Becky Graham is into her second round of small mammal trapping for her investigation into the affect of weather variables and intrahabitat differences have on species abundance, distribution, and movement. Becky is working the trapping sessions around the lunar cycles, therefore she has a week in between sessions. Last week after her first trapping session finished Becky began her habitat surveying. By using a quadrat method she is taking data concerning the amount of foliage cover traps have and how this may influence the abundance of species and/or the type of species found in that area and at which strata level. Becky and her team have trapped a number of different species so far, including the White-eared opossum (Didelphis albiventris). Micro chips are used in order assess recapture and one particular opossum seems to be turning up regularly in the same trap. As delighted as Becky’s team are to see this animal, the opossum does not appear to be as happy to see them. Hissing with a wide open mouth, this species can literally be quite a hand full to manage.
Two days ago we welcomed my newest intern Gemma Bach. Gemma has come all the way from Australia and will be with us at Laguna Blanca for three months. Gemma is a keen and knowledgeable botanist with a particular interest in plant ecology, plant pathogens, and plant health. It is very nice for us to have another botanist here.

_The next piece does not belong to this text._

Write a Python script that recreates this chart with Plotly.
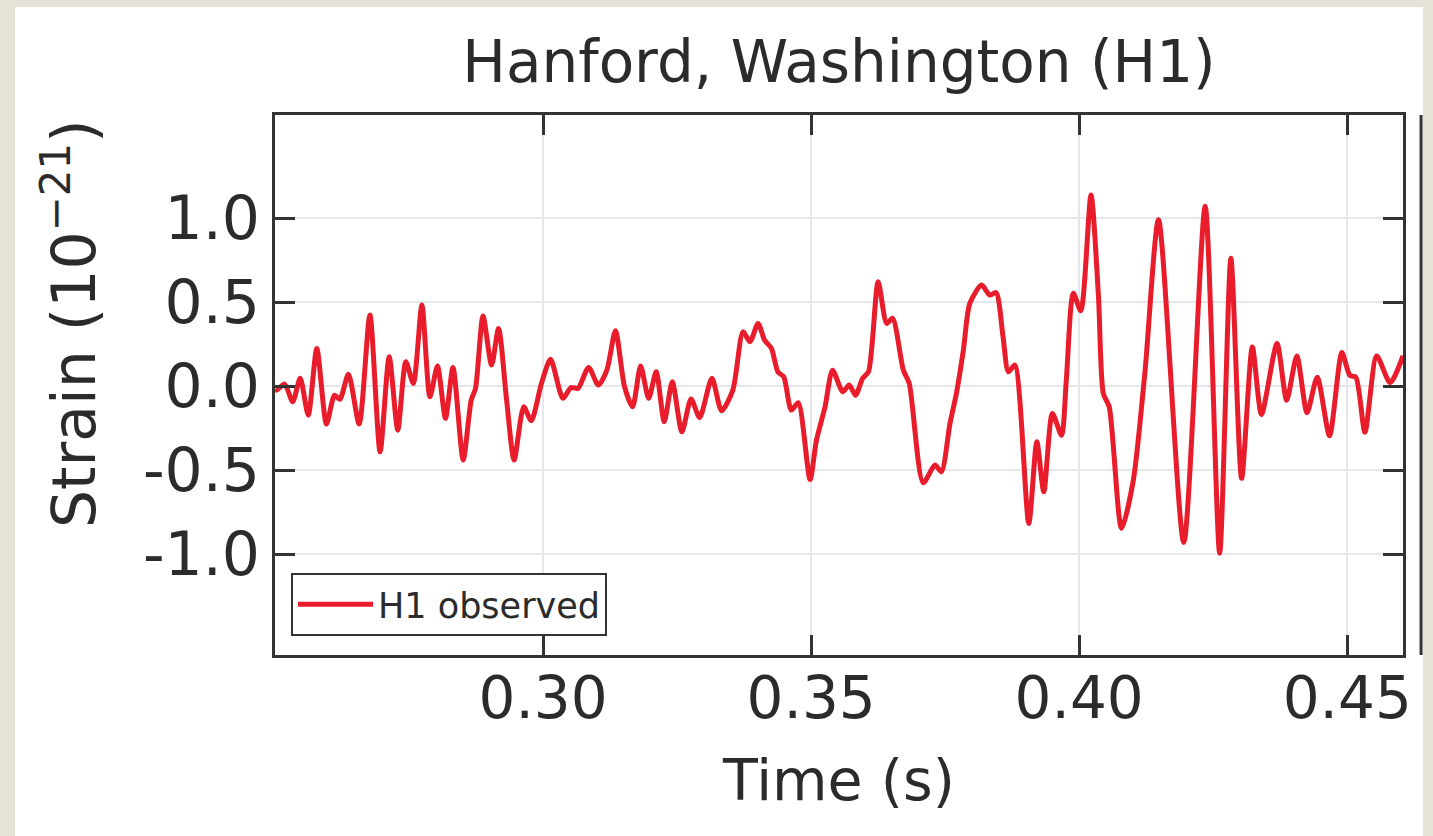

As a zoologist I always get to learn a lot from our botanists which provides an enhanced ability to look at broader ecological questions. During our initial outing to the cerrado Gemma was able to teach me all sorts of signs plants display when they are not healthy and what the possible reasons for this could be. What became clear was that ‘sick’ plants and trees on the cerrado were localized and not species specific. Therefore Gemma theorizes that there may be acute differences in soil compounds within the cerrado.
The most exciting outcome Gemma and I had while in the cerrado concerned the ongoing confusion over the relationship Clyomys laticeps has with a certain shrub. It has perplexed me for some time now but with the help of a botanist I may have a new avenue to investigate. The leaves of this particular shrub change in texture and smell as they mature. The newest shrubs of this species have very strong smelling waxy leaves that seem to disappear the older the shrub gets. This was not found to be the case for several other common shrubs on the cerrado. Further investigation is needed to reveal whether Clyomys are attracted to this shrub by scent and why. Finally, I have been researching the phenomenon of burrow stealing. Many non burrowing species use the burrows of small mammals for their own benefit. I will shortly be excavating some clyomys burrow systems to try and reveal what snake, lizard, and invertebrate species are benefiting from this little known keystone species.
Over the next few weeks Gemma will begin to formulate her project, hypotheses, and methods. She is fortunate to arrive at this particular time as we currently have two returning botanists here. Juana and Gloria are in the process of producing the first thorough documentation and listing of all the plant and tree species within the reserve. So between the three of them we hope to see some exciting botanical research coming out of Laguna Blanca.